Anak Bukan Pelaku Pidana Otonom
Hari Anak Nasional 2011:

Anak Bukan Pelaku Pidana Otonom

Ribuan anak berhadapan dengan hukum setiap tahun. Baik selaku korban, pelaku maupun saksi.

Oleh:
Muhammad Yasin
Bacaan 2 Menit
Penjara bukan tempat yang tepat buat anak. Foto: Sgp
Penjara bukan tempat yang tepat buat anak. Foto: Sgp

San –sebut saja begitu- masih berusia 17 tahun ketika melakukan tindak pidana pemerkosaan terhadap seorang gadis tuna wicara. Pengadilan Negeri menjatuhkan hukuman enam bulan karena terbukti melakukan tindak pidana Pasal 265 KUH Pidana. Jaksa meminta hukuman lebih berat. Namun pada Januari lalu, Mahkamah Agung menolak kasasi jaksa. Hukuman untuk San berkekuatan hukum tetap.

 

Bagi hakim, perbuatan pidana San harus mendapat ganjaran meskipun pada saat melakukan tindak pidana masih dapat dikualifisir sebagai anak. Seyogianya, ia diperiksa dan diadili layaknya anak lain. Bagi para aktivis perlindungan anak, anak-anak yang bermasalah dengan hukum seperti San seharusnya tak dihukum penjara.

 

San bukan satu-satunya anak pelaku pidana yang dihukum. Ketua Perhimpunan Advokasi Anak Indonesia, Muhammad Joni, menyatakan mayoritas anak yang berhadapan dengan hukum masih dihukum pidana penjara. Sekitar 70 persen putusan pengadilan kasus anak menjatuhkan pidana penjara.

 

Belum lagi ketidaklayakan lembaga pemasyarakatan anak. Saat berkunjung ke Medan, Komisi Perlindungan Anak Indonesia (KPAI) menemukan fakta Lapas Anak Kelas II Medan tidak representatif buat anak. Lapas itu seharusnya hanya dihuni 250 anak. Faktanya, KPAI menemukan 562 anak. Karena itu, KPAI meminta agar Pemerintah segera mengambil langkah cepat.

 

Bukan hanya memikirkan kelayakan penjara. Lebih jauh, Joni berpendapat Pemerintah sudah seharusnya menghapuskan penjara anak, atau setidaknya pemenjaraan anak.

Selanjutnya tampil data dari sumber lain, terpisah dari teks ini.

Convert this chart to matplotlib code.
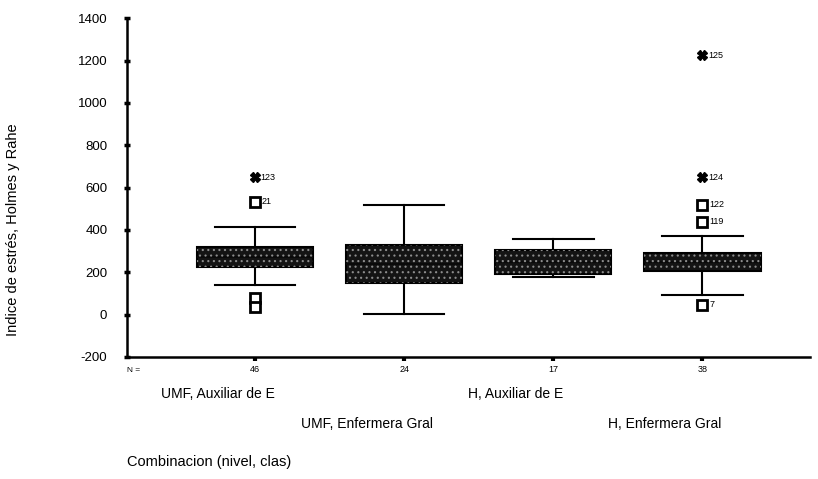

Penjara, kata dia, bukan tempat yang tepat merestorasi anak pidana. “Penjara membawa pengaruh lebih jahat sehingga sering dikatakan perguruan tinggi kejahatan,” papar Joni dalam rangka peringatan Hari Anak Nasional, 23 Juli 2011.

 

Menurut Joni, seorang anak pada hakikatnya bukan pelaku pidana otentik dan otonom kehendak bebas si anak. Perbuatan pidana yang dilakukan anak bukan bersifat otonom jika dilihat dari kehendak.

 

Bagi Perhimpunan Advokasi Anak Indonesia, penjara bukan pilihan satu-satunya yang tidak terhindarkan karena UU No 3 Tahun 1997 tentang Pengadilan Anak memungkinkan penjatuhan tindakan atau maatrgelen. Pidana peringatan, pembinaan di luar lembaga, sanksi pelayanan masyarakat, latihan kerja sosial, atau pidana pengawasan sebaiknya dibaca sebagai tindakan, bukan dikualifisir sebagai hukuman pidana.

 

Anak yang berhadapan dengan hukum terus bertambah. Pada 2008, terdapat 6.505 anak yang berhadapan dengan hukum di 29 Balai Pemasyarakatan yang diajukan ke pengadilan. Setahun kemudian, jumlahnya meningkat menjadi 6.704 anak. Ada kenaikan sekitar 70 persen. Pengadlan banyak menjatuhkan hukuman penjara kepada mereka.

 

Yang lebih menyedihkan lagi, di beberapa daerah, anak pidana digabung bersama narapidana dewasa. “Sekitar 84,2 persen anak-anak ditempatkan pada penjara dewasa akibat over capacity penjara anak,” jelas Joni.

 

Joni berharap gagasan menghapus pidana penjara bagi anak diakomodir dalam RUU Sistem Peradilan Pidana Anak (SPPA). RUU ini sudah mulai disusun dan dibahas antar pemangku kepentingan. Bahkan sudah terbentuk Panitia Kerja di DPR untuk membahas RUU SPPA ini. Sayang, Joni menengarai proses pembahasan di Panja RUU SPPA kurang terbuka.